All of this it say that yes, the Charmed co-creators do find it frustrating that their work isn’t taken as seriously as other series in other genres.

“I do feel like any show that sounds quote-unquote ‘girlie’ is considered less prestigious,” says O’Toole, whose credits with Rardin also include The CW’s The Carrie Diaries and Greek, which aired on what was then called ABC Family. They also worked on ABC’s Selfie, an adorable show that was beloved by critics, but also one that O’Toole says was plagued from the moment people heard its title “because selfies are associated with teenage girls, and we tend to disparage things that are associated with teenage girls.” She says the first Charmed, of which she was a fan, also fell victim to this.
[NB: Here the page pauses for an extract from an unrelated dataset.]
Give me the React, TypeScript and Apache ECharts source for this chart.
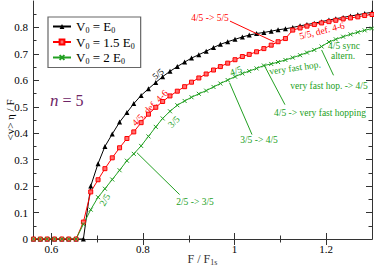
import React, { useEffect, useRef } from "react";
import * as echarts from "echarts";

const FONT = '"Liberation Serif", "DejaVu Serif", serif';

const xValues = [0.561,0.576,0.591,0.607,0.623,0.638,0.654,0.670,0.686,0.702,0.717,0.733,0.749,0.765,0.780,0.796,0.812,0.828,0.843,0.859,0.875,0.891,0.906,0.922,0.938,0.954,0.969,0.985,1.001,1.017,1.032,1.048,1.064,1.080,1.095,1.111,1.127,1.143,1.158,1.174,1.190,1.206,1.221,1.237,1.253,1.269,1.284,1.300];

const blackV = [0,0,0,0,0,0,0,0,0.20,0.285,0.35,0.397,0.442,0.478,0.512,0.543,0.568,0.592,0.614,0.634,0.652,0.669,0.684,0.697,0.710,0.724,0.736,0.746,0.755,0.764,0.771,0.777,0.781,0.786,0.791,0.795,0.800,0.806,0.811,0.816,0.822,0.828,0.833,0.838,0.843,0.848,0.853,0.857];

const redV = [0,0,0,0,0,0,0,0.064,0.178,0.224,0.266,0.307,0.345,0.38,0.405,0.44,0.472,0.498,0.52,0.541,0.559,0.576,0.593,0.609,0.624,0.639,0.652,0.665,0.678,0.69,0.698,0.708,0.72,0.733,0.746,0.758,0.790,0.798,0.805,0.811,0.817,0.822,0.827,0.832,0.836,0.840,0.845,0.849];

const greenV = [0,0,0,0,0,0,0,0.056,0.111,0.158,0.19,0.225,0.26,0.296,0.322,0.352,0.388,0.424,0.456,0.483,0.506,0.522,0.536,0.549,0.561,0.575,0.588,0.601,0.614,0.626,0.635,0.645,0.656,0.662,0.669,0.677,0.686,0.695,0.705,0.715,0.728,0.745,0.755,0.765,0.774,0.782,0.789,0.796];

const seriesNames = ["V0 = E0", "V0 = 1.5 E0", "V0 = 2 E0"];
const legendRich = ["{m|V}{s|0}{m| = E}{s|0}", "{m|V}{s|0}{m| = 1.5 E}{s|0}", "{m|V}{s|0}{m| = 2 E}{s|0}"];

const xMajorTicks = [0.6, 0.8, 1.0, 1.2];
const xMinorTicks = [0.7, 0.9, 1.1];
const yMajorTicks = [0, 0.1, 0.2, 0.3, 0.4, 0.5, 0.6, 0.7, 0.8];
const yMinorTicks = [0.05, 0.15, 0.25, 0.35, 0.45, 0.55, 0.65, 0.75, 0.85];

const X_MIN = 0.56, X_MAX = 1.3, Y_MIN = 0, Y_MAX = 0.9;

// arrows in data coordinates: [from, to]
const redArrows = [[[0.99, 0.824], [1.087, 0.745]]];
const greenArrows = [
  [[0.880, 0.168], [0.787, 0.326]],
  [[1.038, 0.395], [0.989, 0.591]],
  [[1.110, 0.508], [1.065, 0.656]],
  [[1.216, 0.619], [1.190, 0.715]],
];

const BLACK = "#000000";
const RED = "#ff0000";
const GREEN = "#22a022";
const AXIS = "#333333";

export default function App() {
  const ref = useRef<HTMLDivElement>(null);
  useEffect(() => {
    if (!ref.current) return;
    const chart = echarts.init(ref.current, undefined, { renderer: "svg" });
    const pts = (ys: number[]) => xValues.map((x, i) => [x, ys[i]]);
    const arrowData = (arr: number[][][]) => arr.map(([a, b]) => [{ coord: a }, { coord: b }]);
    const mk = (color: string, arr: number[][][]) => ({
      silent: true,
      symbol: ["none", "arrow"],
      symbolSize: [0, 6],
      label: { show: false },
      lineStyle: { color, width: 1, type: "solid" },
      data: arrowData(arr),
    });
    const tickAxisX = (pos: string, ticks: number[], len: number, showLine: boolean) => ({
      type: "value", position: pos, min: X_MIN, max: X_MAX,
      axisLine: { show: showLine, lineStyle: { color: AXIS, width: 1 } },
      axisTick: { show: true, inside: true, length: len, customValues: ticks, lineStyle: { color: AXIS } },
      axisLabel: { show: false }, splitLine: { show: false },
    });
    const tickAxisY = (pos: string, ticks: number[], len: number, showLine: boolean) => ({
      type: "value", position: pos, min: Y_MIN, max: Y_MAX,
      axisLine: { show: showLine, lineStyle: { color: AXIS, width: 1 } },
      axisTick: { show: true, inside: true, length: len, customValues: ticks, lineStyle: { color: AXIS } },
      axisLabel: { show: false }, splitLine: { show: false },
    });
    const txt = (text: string, x: number, y: number, color: string, rotDeg = 0, size = 9.5) => ({
      type: "text", x, y, rotation: (rotDeg * Math.PI) / 180, silent: true,
      style: { text, fill: color, fontFamily: FONT, fontSize: size, align: "center", verticalAlign: "middle" },
    });
    chart.setOption({
      animation: false,
      backgroundColor: "#ffffff",
      grid: { left: 33, right: 2, top: 1, bottom: 29, containLabel: false, outerBoundsMode: "none" },
      xAxis: [
        {
          type: "value", position: "bottom", min: X_MIN, max: X_MAX,
          name: "{m|F / F}{s|1s}", nameLocation: "middle", nameGap: 13, nameMoveOverlap: false,
          nameTextStyle: { fontFamily: FONT, rich: { m: { fontFamily: FONT, fontSize: 12, lineHeight: 14, verticalAlign: "middle" }, s: { fontFamily: FONT, fontSize: 8, lineHeight: 6, verticalAlign: "bottom" } } },
          axisLine: { show: true, lineStyle: { color: AXIS, width: 1 } },
          axisTick: { show: true, inside: true, length: 6, customValues: xMajorTicks, lineStyle: { color: AXIS } },
          axisLabel: { show: true, customValues: xMajorTicks, margin: 4, fontFamily: FONT, fontSize: 11, color: "#000", formatter: (v: number) => String(Math.round(v * 10) / 10) },
          splitLine: { show: false },
        },
        tickAxisX("bottom", xMinorTicks, 3.5, false),
        tickAxisX("top", xMajorTicks, 6, true),
        tickAxisX("top", xMinorTicks, 3.5, false),
      ],
      yAxis: [
        {
          type: "value", position: "left", min: Y_MIN, max: Y_MAX,
          name: "<v> η / F", nameLocation: "middle", nameGap: 18, nameRotate: 90, nameMoveOverlap: false,
          nameTextStyle: { fontFamily: FONT, fontSize: 11, color: "#000" },
          axisLine: { show: true, lineStyle: { color: AXIS, width: 1 } },
          axisTick: { show: true, inside: true, length: 6, customValues: yMajorTicks, lineStyle: { color: AXIS } },
          axisLabel: { show: true, customValues: yMajorTicks, margin: 5, fontFamily: FONT, fontSize: 11, color: "#000", formatter: (v: number) => (v === 0 ? "0" : v.toFixed(1)) },
          splitLine: { show: false },
        },
        tickAxisY("left", yMinorTicks, 3.5, false),
        tickAxisY("right", yMajorTicks, 6, true),
        tickAxisY("right", yMinorTicks, 3.5, false),
      ],
      legend: {
        left: 48, top: 17, orient: "vertical",
        itemWidth: 18, itemHeight: 6, itemGap: 1,
        padding: [3, 6, 2, 4],
        borderColor: "#666", borderWidth: 1.2,
        data: seriesNames,
        formatter: (name: string) => legendRich[seriesNames.indexOf(name)],
        textStyle: {
          fontFamily: FONT, color: "#000",
          rich: {
            m: { fontFamily: FONT, fontSize: 13, lineHeight: 16, verticalAlign: "middle", color: "#000" },
            s: { fontFamily: FONT, fontSize: 8, lineHeight: 7, verticalAlign: "bottom", color: "#000" },
          },
        },
      },
      series: [
        {
          name: seriesNames[0], type: "line", data: pts(blackV),
          symbol: "triangle", symbolSize: 5,
          lineStyle: { color: BLACK, width: 1 }, itemStyle: { color: BLACK },
        },
        {
          name: seriesNames[1], type: "line", data: pts(redV),
          symbol: "rect", symbolSize: 4,
          lineStyle: { color: RED, width: 1 }, itemStyle: { color: "#ff7070", borderColor: RED, borderWidth: 1 },
          markLine: mk(RED, redArrows),
        },
        {
          name: seriesNames[2], type: "line", data: pts(greenV),
          symbol: "path://M0,0L10,10M10,0L0,10", symbolSize: 4,
          lineStyle: { color: GREEN, width: 1 }, itemStyle: { color: GREEN, borderColor: GREEN, borderWidth: 1 },
          markLine: mk(GREEN, greenArrows),
        },
      ],
      graphic: [
        {
          type: "text", x: 50, y: 100, silent: true,
          style: {
            text: "{i|n} = 5", fill: "#6e2466", fontFamily: FONT, fontSize: 16, verticalAlign: "middle",
            rich: { i: { fontFamily: FONT, fontStyle: "italic", fontSize: 17, fill: "#6e2466" } },
          },
        },
        txt("5/5", 158, 74, BLACK, 40, 9),
        txt("4/5, def. 4-6", 150, 108, RED, 45, 9.5),
        txt("3/5", 174, 122, GREEN, 45, 9.5),
        txt("2/5", 105, 200, GREEN, 60, 9.5),
        txt("2/5 -> 3/5", 195, 202, GREEN),
        txt("3/5 -> 4/5", 259, 140, GREEN),
        txt("4/5", 236, 71, GREEN, 20),
        txt("very fast hop.", 295, 68, GREEN, 8),
        txt("4/5 sync", 344, 46, GREEN),
        txt("altern.", 343, 56, GREEN),
        txt("very fast hop. -> 4/5", 329, 86, GREEN),
        txt("4/5 -> very fast hopping", 320, 113, GREEN),
        txt("4/5 -> 5/5", 210, 18, RED),
        txt("5/5, def. 4-6", 322, 31, RED, 14),
      ],
    });
    return () => chart.dispose();
  }, []);
  return <div ref={ref} style={{ position: "fixed", left: 0, top: 0, width: 374, height: 268, background: "#fff" }} />;
}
But perhaps all of this is changing. Witches—particularly teen and young-adult witches who appreciate a campy one-liner—are all the rage now, as Charmed, The CW’s Legacies, and Netflix’s Chilling Adventures of Sabrina join the likes of FX’s American Horror Story.

The Charmed showrunners promise there’s no rivalry with Sabrina creator Roberto Aguirre-Sacasa, even if they do share a network with his other show, Riverdale; the more strong female characters the better, they say. Rather, Rardin would like to look at why they’re all employed on these projects right now.

“I think [these shows are] a direct response to what’s happening in the culture right now: Women are feeling that they need to be more powerful,” she says. “I think we need strong female role models to remind us that we can’t be pushed around.”

So does that mean every witch who appears on Charmed will be using her powers for good? Eh… the co-creators say to look for characters who fall into a moral gray area. And just how many fit this description may have recently increased; on Thursday, the network announced that the show’s first season will be a full 22 episodes.

Charmed airs Sundays at 9 p.m. on The CW.